VERSOS 42-43: O lago Bindu-sarovara adornava-se de árvores floridas, tais como kadamba, campaka, aśoka, karañja, bakula, āsana, kunda, mandāra, kuṭaja e mangueiras jovens. O ar estava repleto das agradáveis notas musicais de patos kāraṇḍava, chapins-azuis, cisnes, águias-marinhas, gansos, grous, cakravākas e cakoras.

VERSO 44: Suas margens abundavam em veados, javalis, porcos-espinhos, gavayas, elefantes, babuínos, leões, macacos, mangustos e almiscareiros.

VERSOS 45-47: Entrando naquele sacratíssimo local com sua filha e aproximando-se do sábio, Svāyambhuva Manu, o primeiro monarca, viu sentado no eremitério o sábio, que acabava de satisfazer o fogo sagrado, alimentando-o com oblações. Seu corpo reluzia com muito brilho. Embora tivesse se ocupado em austera e longa penitência, ele não estava emaciado, pois o Senhor havia lançado sobre ele o Seu afetuoso e penetrante olhar e ele também tinha ouvido fluir o néctar das palavras do Senhor, as quais são refrescantes como a Lua. O sábio era alto, seus olhos largos como pétalas de lótus, e tinha um coque em sua cabeça. Vestia roupas esfarrapadas. Svāyambhuva Manu aproximou-se e observou que ele estava um tanto sujo, assim como uma pedra preciosa não polida.

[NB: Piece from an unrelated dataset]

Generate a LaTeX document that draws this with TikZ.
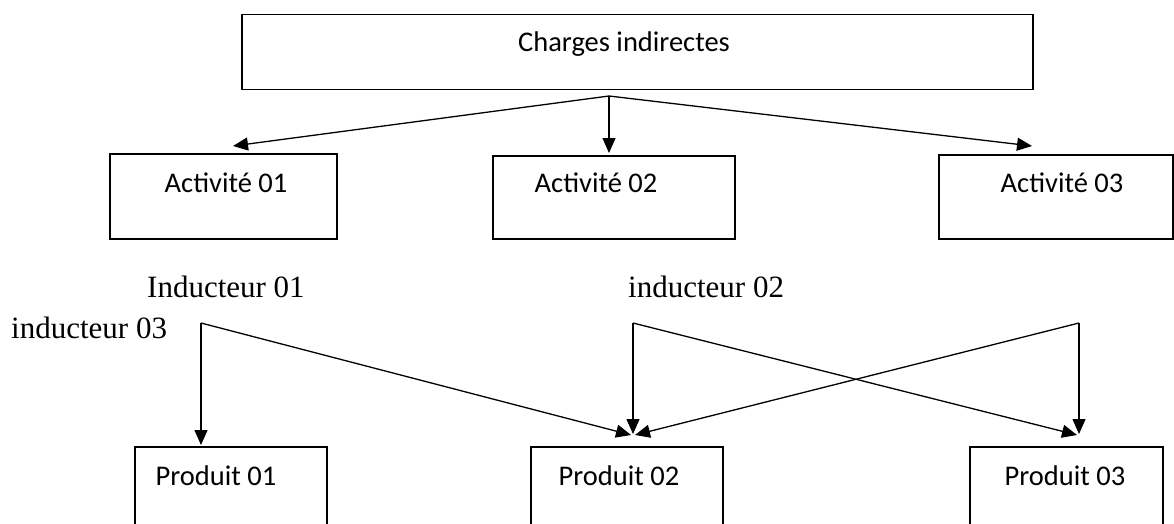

VERSO 48: Vendo que o monarca viera a seu eremitério e estava prostrando-se diante dele, o sábio o saudou com uma bênção e o recebeu com a devida honra.

VERSO 49: Após receber a atenção do sábio, o rei se sentou e ficou silencioso. Recordando-se das instruções do Senhor, Kardama, então, falou ao rei da seguinte maneira, deleitando-o com sua doce voz.

VERSO 50: A viagem que empreendeste, ó senhor, decerto destina-se a proteger os virtuosos e matar os demônios, uma vez que personificas a energia protetora de Śrī Hari.

VERSO 51: Quando necessário, assumes o papel do deus do Sol; do deus da Lua; de Agni, o deus do fogo; de Indra, o senhor do paraíso; de Vāyu, o deus do vento; de Yama, o deus da punição; de Dharma, o deus da piedade, e de Varuṇa, o deus que preside as águas. Todas as reverências a ti, que não és diferente do Senhor Viṣṇu!

VERSOS 52-54: Se não montasses tua vitoriosa quadriga coberta de joias, cuja mera presença ameaça os criminosos, se não produzisses furiosos sons com a vibração de teu arco e se não vagasses pelo mundo como o Sol brilhante, liderando um imenso exército cuja marcha faz o globo da Terra tremer, então todas as leis morais que governam os varṇas e āśramas criados pelo próprio Senhor seriam violadas por canalhas desprezíveis.

VERSO 55: Se deixasses de te preocupar com a situação mundial, a injustiça floresceria, pois os homens que anseiam somente por dinheiro não encontrariam oposição. Esses canalhas atacariam e o mundo pereceria.

VERSO 56: Apesar de tudo isso, ó rei valente, peço que me reveles com que propósito vieste aqui. O que quer que seja, nós o cumpriremos sem reservas.